谭老师丢掉吊瓶走啦,越走越远,我哭啦大声喊:“谭老师,谭老师你别走。”两手扬起坐了起来,妈妈从睡梦中惊醒叫道:“小杉子,小杉子你弄啥的。”
“我看见谭老师走远啦。”我说。
“血,血,医生,血”妈妈大叫道,这是我看见输液管反流着血,一个身穿白大褂的女医生按着我的手腕叫我躺下,血又回流了,药液还有点没下完。妈妈看看她身上还披着一件黄大衣,便问医生,医生笑着回答:“我看见您娘俩都睡着啦,我就出来站会,输液没人看着不行,我看你趴着睡着了会着凉,我的大衣给你披上了。”

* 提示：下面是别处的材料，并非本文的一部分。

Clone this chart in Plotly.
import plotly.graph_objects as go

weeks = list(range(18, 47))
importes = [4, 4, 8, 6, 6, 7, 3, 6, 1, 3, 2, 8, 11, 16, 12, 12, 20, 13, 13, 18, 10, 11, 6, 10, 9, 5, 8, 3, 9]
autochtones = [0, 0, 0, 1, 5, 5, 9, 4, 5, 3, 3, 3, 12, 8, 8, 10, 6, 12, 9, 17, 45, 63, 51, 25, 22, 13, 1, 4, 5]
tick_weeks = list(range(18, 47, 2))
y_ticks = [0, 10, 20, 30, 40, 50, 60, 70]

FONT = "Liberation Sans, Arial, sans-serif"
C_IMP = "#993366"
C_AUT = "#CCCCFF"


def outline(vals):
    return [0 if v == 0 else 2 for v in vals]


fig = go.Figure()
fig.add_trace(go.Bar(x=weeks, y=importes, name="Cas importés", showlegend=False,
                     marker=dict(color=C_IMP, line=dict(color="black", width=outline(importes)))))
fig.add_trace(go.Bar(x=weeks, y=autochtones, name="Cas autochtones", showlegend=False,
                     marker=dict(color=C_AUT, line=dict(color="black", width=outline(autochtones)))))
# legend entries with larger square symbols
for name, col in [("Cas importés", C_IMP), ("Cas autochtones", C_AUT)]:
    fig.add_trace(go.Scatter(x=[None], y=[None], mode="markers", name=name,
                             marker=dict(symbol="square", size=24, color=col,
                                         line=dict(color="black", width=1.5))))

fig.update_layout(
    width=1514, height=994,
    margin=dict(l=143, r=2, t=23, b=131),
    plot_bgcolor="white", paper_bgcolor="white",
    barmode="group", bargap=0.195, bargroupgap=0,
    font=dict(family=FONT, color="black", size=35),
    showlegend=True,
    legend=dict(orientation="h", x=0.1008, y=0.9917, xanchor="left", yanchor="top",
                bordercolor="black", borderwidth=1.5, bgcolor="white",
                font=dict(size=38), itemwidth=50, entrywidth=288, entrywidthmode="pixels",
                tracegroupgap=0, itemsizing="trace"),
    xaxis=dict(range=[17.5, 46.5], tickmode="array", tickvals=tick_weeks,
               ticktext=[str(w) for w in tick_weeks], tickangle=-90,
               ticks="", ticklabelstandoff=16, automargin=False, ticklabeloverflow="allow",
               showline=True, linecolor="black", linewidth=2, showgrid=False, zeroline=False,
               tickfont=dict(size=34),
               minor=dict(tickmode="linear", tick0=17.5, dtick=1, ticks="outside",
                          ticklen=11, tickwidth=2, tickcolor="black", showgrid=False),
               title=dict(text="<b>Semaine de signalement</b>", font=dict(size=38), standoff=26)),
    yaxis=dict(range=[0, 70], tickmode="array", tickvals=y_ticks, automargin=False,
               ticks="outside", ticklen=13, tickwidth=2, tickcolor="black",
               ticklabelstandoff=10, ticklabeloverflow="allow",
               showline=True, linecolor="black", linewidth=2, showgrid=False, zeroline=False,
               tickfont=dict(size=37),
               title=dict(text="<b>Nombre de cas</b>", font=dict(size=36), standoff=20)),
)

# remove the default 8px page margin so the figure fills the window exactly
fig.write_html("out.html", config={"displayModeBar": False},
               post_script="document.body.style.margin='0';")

“昨夜没休息,睡着了,给你添麻烦医生,还你大衣。”妈妈说着,取下大衣。
“你睡呀。”医生说着接过大衣。
“不睡啦,你忙,给你添麻烦了。”妈妈说。
“好。”医生说着走了。不大一会,药液下完针拔掉,妈妈捞我起来小便取点尿、耳朵里取点血化验。我又刚躺下,大娘、云山哥反回来了,拿来热白面馒头、油条叫俺娘俩吃,还问他们哪?又掏出一千块钱,妈妈直取三百块,剩下的叫她拿走,大娘不肯。我吃着油条真香,大口大口地吃着,妈妈看着笑出声,大娘说:“慢点吃,都是你的,别噎住。”
“不,妈妈你吃点,多好吃,给菲菲拿回家,还有燕子呢?”我说。
“噢,给燕子留点,你心里还有燕子。”大娘问。
“小杉子给燕子玩的特别好,谭老师就教他俩。”妈妈低声说。
“你看好小杉子,我走,小杉子你慢点吃。”大娘要走。
我极啦,那口油条没咽支吾着说:“谭老师啥时葬礼,我搭你的车去。”
妈妈劝阻,大娘百思不得其解问:“小小的孩,下雪天为啥非得去看埋人的。”
“大嫂,谭老师待俺太好啦?不是亲生比亲生还亲,管俺吃管俺住,教俺学知识”妈妈说着哭啦。我也哭出了声,大娘不知道说什么好啦,这样劝那样劝。大娘又要走,爸爸、二伯来了,医生叫再检查一次身体,这下可忙坏了他们,我看大娘东一头西一头慌的也怪很,事毕,爸爸等待拿结果,回到病房化验单也出来了,一切正常,都放心啦。爸爸回来了,拿个片子,叫医生看,都去啦,出来脸色都不高兴。大娘真的走了,我叫爸爸去参加葬礼,爸爸点点头去送大娘啦,走出门外他们说着什么?二伯留在病房,看见白面馒头拿起一个夹着油条吃着问:“你大娘送回来多少钱?唉!我半年没吃过白面馒头夹油条啦”
“一千块。”我慢慢说:“二伯,你吃吧,给菲菲留个油条就行,菲菲还没吃过油条哪?”
“不吃啦,不吃啦,我只是尝尝,给菲菲拿回家吧?”二伯说。
“那还行,少了我现在就给她要去。”二伯说道。爸妈回来了,大娘、云山走了,我问爸爸咋没去,爸爸阴沉着脸,我也不敢问了。在县医院住了不到一个星期,我就回家了,花的不到三百不块钱,爸爸把分的麦、红薯,几头羊都卖了,听说越山哥年后结婚,是为了春天分责任田占地有份提前结婚,兴山哥回来探家,也顺便回老家瞧瞧长辈和弟兄们说说话,一句话说完,是回来给越山哥送贺礼的和看看我的,我妈妈把那一千块钱叫他拿了回去,也给越山哥送去了贺礼,那个年关实在过的磕磕绊绊。薛姨领着小明、燕子来看我,妈妈拿出油条叫小明、燕子吃,时间长了发硬,小明吃过摇头不吃,燕子吃了啄不动,妈妈只好用热水泡着吃,嘴里说着:“好吃,好吃。”